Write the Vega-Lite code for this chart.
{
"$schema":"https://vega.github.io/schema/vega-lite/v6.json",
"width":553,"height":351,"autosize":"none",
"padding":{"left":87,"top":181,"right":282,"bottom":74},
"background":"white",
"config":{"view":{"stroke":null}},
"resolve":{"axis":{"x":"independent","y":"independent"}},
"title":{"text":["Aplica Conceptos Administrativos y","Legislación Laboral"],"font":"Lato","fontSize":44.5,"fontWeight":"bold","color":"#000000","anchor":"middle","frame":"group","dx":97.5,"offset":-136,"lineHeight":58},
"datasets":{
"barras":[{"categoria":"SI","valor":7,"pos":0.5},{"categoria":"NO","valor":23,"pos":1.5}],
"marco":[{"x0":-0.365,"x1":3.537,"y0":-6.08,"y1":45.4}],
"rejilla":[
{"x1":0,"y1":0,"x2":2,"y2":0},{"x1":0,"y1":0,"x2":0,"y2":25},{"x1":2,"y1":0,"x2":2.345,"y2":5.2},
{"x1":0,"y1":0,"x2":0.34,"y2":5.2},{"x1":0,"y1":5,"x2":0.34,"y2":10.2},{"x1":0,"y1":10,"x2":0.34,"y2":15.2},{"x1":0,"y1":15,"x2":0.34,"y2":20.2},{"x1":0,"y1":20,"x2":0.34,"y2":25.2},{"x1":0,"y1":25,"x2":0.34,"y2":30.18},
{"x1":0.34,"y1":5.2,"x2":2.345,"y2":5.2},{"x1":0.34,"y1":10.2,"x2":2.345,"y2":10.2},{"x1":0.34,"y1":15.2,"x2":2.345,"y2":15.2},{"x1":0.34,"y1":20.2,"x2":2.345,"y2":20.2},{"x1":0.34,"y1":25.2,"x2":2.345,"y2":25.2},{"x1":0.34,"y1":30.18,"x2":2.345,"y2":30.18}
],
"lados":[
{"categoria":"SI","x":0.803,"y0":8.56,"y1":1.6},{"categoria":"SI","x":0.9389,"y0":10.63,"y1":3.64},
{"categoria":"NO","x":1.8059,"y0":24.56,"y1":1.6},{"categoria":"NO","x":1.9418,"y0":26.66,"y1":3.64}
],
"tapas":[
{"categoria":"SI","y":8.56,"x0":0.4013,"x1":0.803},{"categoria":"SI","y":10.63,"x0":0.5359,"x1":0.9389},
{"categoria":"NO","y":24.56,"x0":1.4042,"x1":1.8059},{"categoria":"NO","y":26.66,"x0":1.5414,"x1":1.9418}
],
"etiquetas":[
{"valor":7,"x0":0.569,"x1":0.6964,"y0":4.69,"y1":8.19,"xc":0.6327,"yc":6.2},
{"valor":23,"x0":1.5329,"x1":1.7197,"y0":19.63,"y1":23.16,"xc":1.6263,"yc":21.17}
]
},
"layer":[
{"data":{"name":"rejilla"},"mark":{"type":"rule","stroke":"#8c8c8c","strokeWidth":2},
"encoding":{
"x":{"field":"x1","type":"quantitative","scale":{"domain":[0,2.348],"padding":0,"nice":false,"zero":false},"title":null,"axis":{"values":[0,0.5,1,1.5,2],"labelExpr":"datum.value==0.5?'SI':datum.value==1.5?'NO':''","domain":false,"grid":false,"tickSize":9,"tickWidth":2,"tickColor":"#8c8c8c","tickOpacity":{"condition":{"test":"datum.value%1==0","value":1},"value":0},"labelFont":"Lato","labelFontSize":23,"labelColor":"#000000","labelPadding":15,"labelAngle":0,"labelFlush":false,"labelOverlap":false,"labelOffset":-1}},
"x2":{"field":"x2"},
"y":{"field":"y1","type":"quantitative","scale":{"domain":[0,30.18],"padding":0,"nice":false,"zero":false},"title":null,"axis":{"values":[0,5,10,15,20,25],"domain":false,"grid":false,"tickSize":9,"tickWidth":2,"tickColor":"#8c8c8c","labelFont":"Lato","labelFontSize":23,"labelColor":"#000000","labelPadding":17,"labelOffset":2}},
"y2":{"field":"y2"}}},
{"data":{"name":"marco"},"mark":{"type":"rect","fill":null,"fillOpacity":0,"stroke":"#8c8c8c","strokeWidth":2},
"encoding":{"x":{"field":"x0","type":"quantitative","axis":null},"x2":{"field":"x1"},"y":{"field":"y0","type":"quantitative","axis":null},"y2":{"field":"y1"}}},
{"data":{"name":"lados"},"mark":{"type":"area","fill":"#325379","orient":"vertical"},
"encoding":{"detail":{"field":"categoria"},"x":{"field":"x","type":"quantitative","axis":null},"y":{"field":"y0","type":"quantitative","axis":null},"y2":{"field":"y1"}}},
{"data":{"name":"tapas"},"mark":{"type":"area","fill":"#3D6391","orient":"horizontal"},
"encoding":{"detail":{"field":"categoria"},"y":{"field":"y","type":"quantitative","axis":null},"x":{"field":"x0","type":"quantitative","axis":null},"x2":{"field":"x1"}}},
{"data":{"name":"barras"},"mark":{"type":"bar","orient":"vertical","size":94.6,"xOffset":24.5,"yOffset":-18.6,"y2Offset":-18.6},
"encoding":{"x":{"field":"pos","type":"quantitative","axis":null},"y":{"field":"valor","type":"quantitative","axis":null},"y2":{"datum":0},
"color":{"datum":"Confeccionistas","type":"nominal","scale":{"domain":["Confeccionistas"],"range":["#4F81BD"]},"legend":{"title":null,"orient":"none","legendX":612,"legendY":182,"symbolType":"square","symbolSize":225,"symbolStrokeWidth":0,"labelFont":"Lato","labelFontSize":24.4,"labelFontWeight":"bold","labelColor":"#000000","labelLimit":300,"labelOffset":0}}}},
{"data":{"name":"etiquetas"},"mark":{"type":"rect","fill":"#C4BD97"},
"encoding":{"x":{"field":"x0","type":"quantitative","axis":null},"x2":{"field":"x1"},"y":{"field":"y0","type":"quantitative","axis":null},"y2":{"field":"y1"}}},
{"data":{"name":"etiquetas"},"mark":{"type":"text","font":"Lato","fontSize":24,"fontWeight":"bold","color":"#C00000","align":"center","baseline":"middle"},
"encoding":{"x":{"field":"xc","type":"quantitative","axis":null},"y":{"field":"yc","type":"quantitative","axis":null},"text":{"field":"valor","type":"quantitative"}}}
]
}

———

Exercise objective ▸
Extract all of the data shown above and repeat it verbatim.

Problem solution ▸
Write the Vega-Lite code for this chart.
{
"$schema":"https://vega.github.io/schema/vega-lite/v6.json",
"width":553,"height":351,"autosize":"none",
"padding":{"left":87,"top":181,"right":282,"bottom":74},
"background":"white",
"config":{"view":{"stroke":null}},
"resolve":{"axis":{"x":"independent","y":"independent"}},
"title":{"text":["Aplica Conceptos Administrativos y","Legislación Laboral"],"font":"Lato","fontSize":44.5,"fontWeight":"bold","color":"#000000","anchor":"middle","frame":"group","dx":97.5,"offset":-136,"lineHeight":58},
"datasets":{
"barras":[{"categoria":"SI","valor":7,"pos":0.5},{"categoria":"NO","valor":23,"pos":1.5}],
"marco":[{"x0":-0.365,"x1":3.537,"y0":-6.08,"y1":45.4}],
"rejilla":[
{"x1":0,"y1":0,"x2":2,"y2":0},{"x1":0,"y1":0,"x2":0,"y2":25},{"x1":2,"y1":0,"x2":2.345,"y2":5.2},
{"x1":0,"y1":0,"x2":0.34,"y2":5.2},{"x1":0,"y1":5,"x2":0.34,"y2":10.2},{"x1":0,"y1":10,"x2":0.34,"y2":15.2},{"x1":0,"y1":15,"x2":0.34,"y2":20.2},{"x1":0,"y1":20,"x2":0.34,"y2":25.2},{"x1":0,"y1":25,"x2":0.34,"y2":30.18},
{"x1":0.34,"y1":5.2,"x2":2.345,"y2":5.2},{"x1":0.34,"y1":10.2,"x2":2.345,"y2":10.2},{"x1":0.34,"y1":15.2,"x2":2.345,"y2":15.2},{"x1":0.34,"y1":20.2,"x2":2.345,"y2":20.2},{"x1":0.34,"y1":25.2,"x2":2.345,"y2":25.2},{"x1":0.34,"y1":30.18,"x2":2.345,"y2":30.18}
],
"lados":[
{"categoria":"SI","x":0.803,"y0":8.56,"y1":1.6},{"categoria":"SI","x":0.9389,"y0":10.63,"y1":3.64},
{"categoria":"NO","x":1.8059,"y0":24.56,"y1":1.6},{"categoria":"NO","x":1.9418,"y0":26.66,"y1":3.64}
],
"tapas":[
{"categoria":"SI","y":8.56,"x0":0.4013,"x1":0.803},{"categoria":"SI","y":10.63,"x0":0.5359,"x1":0.9389},
{"categoria":"NO","y":24.56,"x0":1.4042,"x1":1.8059},{"categoria":"NO","y":26.66,"x0":1.5414,"x1":1.9418}
],
"etiquetas":[
{"valor":7,"x0":0.569,"x1":0.6964,"y0":4.69,"y1":8.19,"xc":0.6327,"yc":6.2},
{"valor":23,"x0":1.5329,"x1":1.7197,"y0":19.63,"y1":23.16,"xc":1.6263,"yc":21.17}
]
},
"layer":[
{"data":{"name":"rejilla"},"mark":{"type":"rule","stroke":"#8c8c8c","strokeWidth":2},
"encoding":{
"x":{"field":"x1","type":"quantitative","scale":{"domain":[0,2.348],"padding":0,"nice":false,"zero":false},"title":null,"axis":{"values":[0,0.5,1,1.5,2],"labelExpr":"datum.value==0.5?'SI':datum.value==1.5?'NO':''","domain":false,"grid":false,"tickSize":9,"tickWidth":2,"tickColor":"#8c8c8c","tickOpacity":{"condition":{"test":"datum.value%1==0","value":1},"value":0},"labelFont":"Lato","labelFontSize":23,"labelColor":"#000000","labelPadding":15,"labelAngle":0,"labelFlush":false,"labelOverlap":false,"labelOffset":-1}},
"x2":{"field":"x2"},
"y":{"field":"y1","type":"quantitative","scale":{"domain":[0,30.18],"padding":0,"nice":false,"zero":false},"title":null,"axis":{"values":[0,5,10,15,20,25],"domain":false,"grid":false,"tickSize":9,"tickWidth":2,"tickColor":"#8c8c8c","labelFont":"Lato","labelFontSize":23,"labelColor":"#000000","labelPadding":17,"labelOffset":2}},
"y2":{"field":"y2"}}},
{"data":{"name":"marco"},"mark":{"type":"rect","fill":null,"fillOpacity":0,"stroke":"#8c8c8c","strokeWidth":2},
"encoding":{"x":{"field":"x0","type":"quantitative","axis":null},"x2":{"field":"x1"},"y":{"field":"y0","type":"quantitative","axis":null},"y2":{"field":"y1"}}},
{"data":{"name":"lados"},"mark":{"type":"area","fill":"#325379","orient":"vertical"},
"encoding":{"detail":{"field":"categoria"},"x":{"field":"x","type":"quantitative","axis":null},"y":{"field":"y0","type":"quantitative","axis":null},"y2":{"field":"y1"}}},
{"data":{"name":"tapas"},"mark":{"type":"area","fill":"#3D6391","orient":"horizontal"},
"encoding":{"detail":{"field":"categoria"},"y":{"field":"y","type":"quantitative","axis":null},"x":{"field":"x0","type":"quantitative","axis":null},"x2":{"field":"x1"}}},
{"data":{"name":"barras"},"mark":{"type":"bar","orient":"vertical","size":94.6,"xOffset":24.5,"yOffset":-18.6,"y2Offset":-18.6},
"encoding":{"x":{"field":"pos","type":"quantitative","axis":null},"y":{"field":"valor","type":"quantitative","axis":null},"y2":{"datum":0},
"color":{"datum":"Confeccionistas","type":"nominal","scale":{"domain":["Confeccionistas"],"range":["#4F81BD"]},"legend":{"title":null,"orient":"none","legendX":612,"legendY":182,"symbolType":"square","symbolSize":225,"symbolStrokeWidth":0,"labelFont":"Lato","labelFontSize":24.4,"labelFontWeight":"bold","labelColor":"#000000","labelLimit":300,"labelOffset":0}}}},
{"data":{"name":"etiquetas"},"mark":{"type":"rect","fill":"#C4BD97"},
"encoding":{"x":{"field":"x0","type":"quantitative","axis":null},"x2":{"field":"x1"},"y":{"field":"y0","type":"quantitative","axis":null},"y2":{"field":"y1"}}},
{"data":{"name":"etiquetas"},"mark":{"type":"text","font":"Lato","fontSize":24,"fontWeight":"bold","color":"#C00000","align":"center","baseline":"middle"},
"encoding":{"x":{"field":"xc","type":"quantitative","axis":null},"y":{"field":"yc","type":"quantitative","axis":null},"text":{"field":"valor","type":"quantitative"}}}
]
}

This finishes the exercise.